A German woman has received a life sentence after being found guilty of murdering five of her six children, all aged between one and eight years.
The court sitting in the city of Wuppertal on Thursday found no extenuating circumstances.
This virtually rules out release for the 28-year-old woman, from the west German city of Solingen, after she has served the normal life term of 15 years.
The woman’s eldest son survived. During the trial, the prosecution alleged she first sedated the children and then drowned or suffocated them one at a time.
Investigating officers believe that seeing a photo of her husband with a new partner was the incident that motivated the crime, which shocked Germany.
The woman then messaged her husband that he would not see the children again.
The children’s bodies were discovered in their beds on September 3 last year. The woman insisted that an intruder had broken into her home, tied her up and forced her to send chat messages before murdering the children.

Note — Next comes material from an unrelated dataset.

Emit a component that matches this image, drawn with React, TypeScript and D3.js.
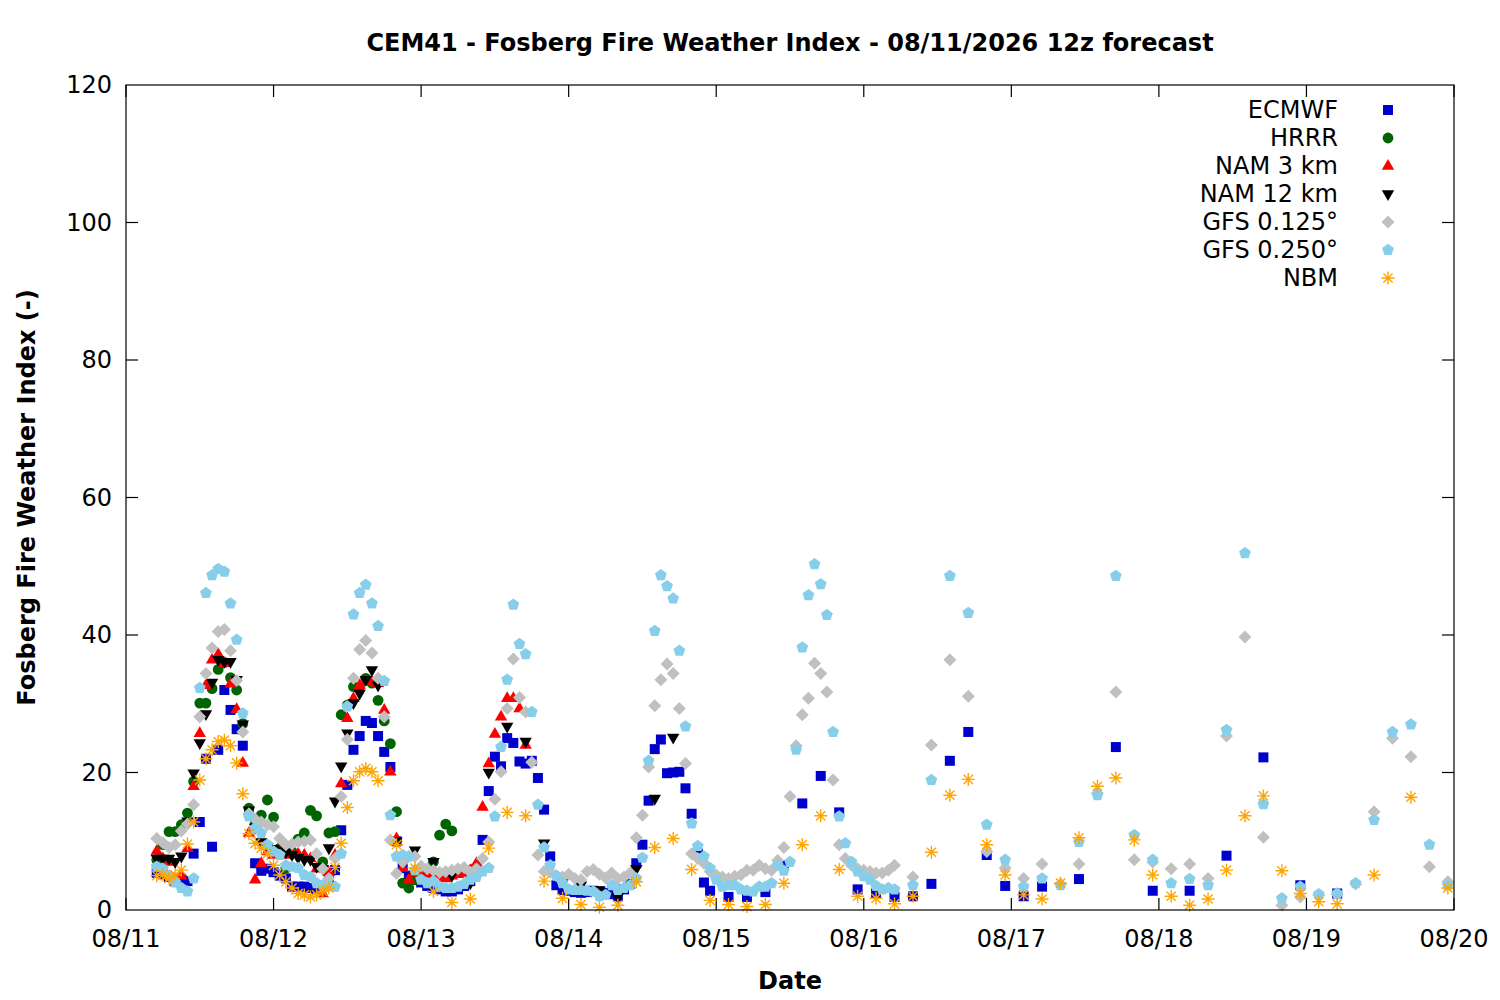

Psychiatric experts found no evidence of serious mental illness. The woman’s defence lawyer called for her release on the grounds that doubts remained over whether his client had committed the murders.
The court found that Melina, 1, Leonie, 2, Sophie, 3, Timo, 6, and Luca, 8, had been murdered by their mother, who had subsequently thrown herself in front of a train at Dusseldorf central station but survived.
She had sent her eldest son, who survived unscathed, to his grandmother.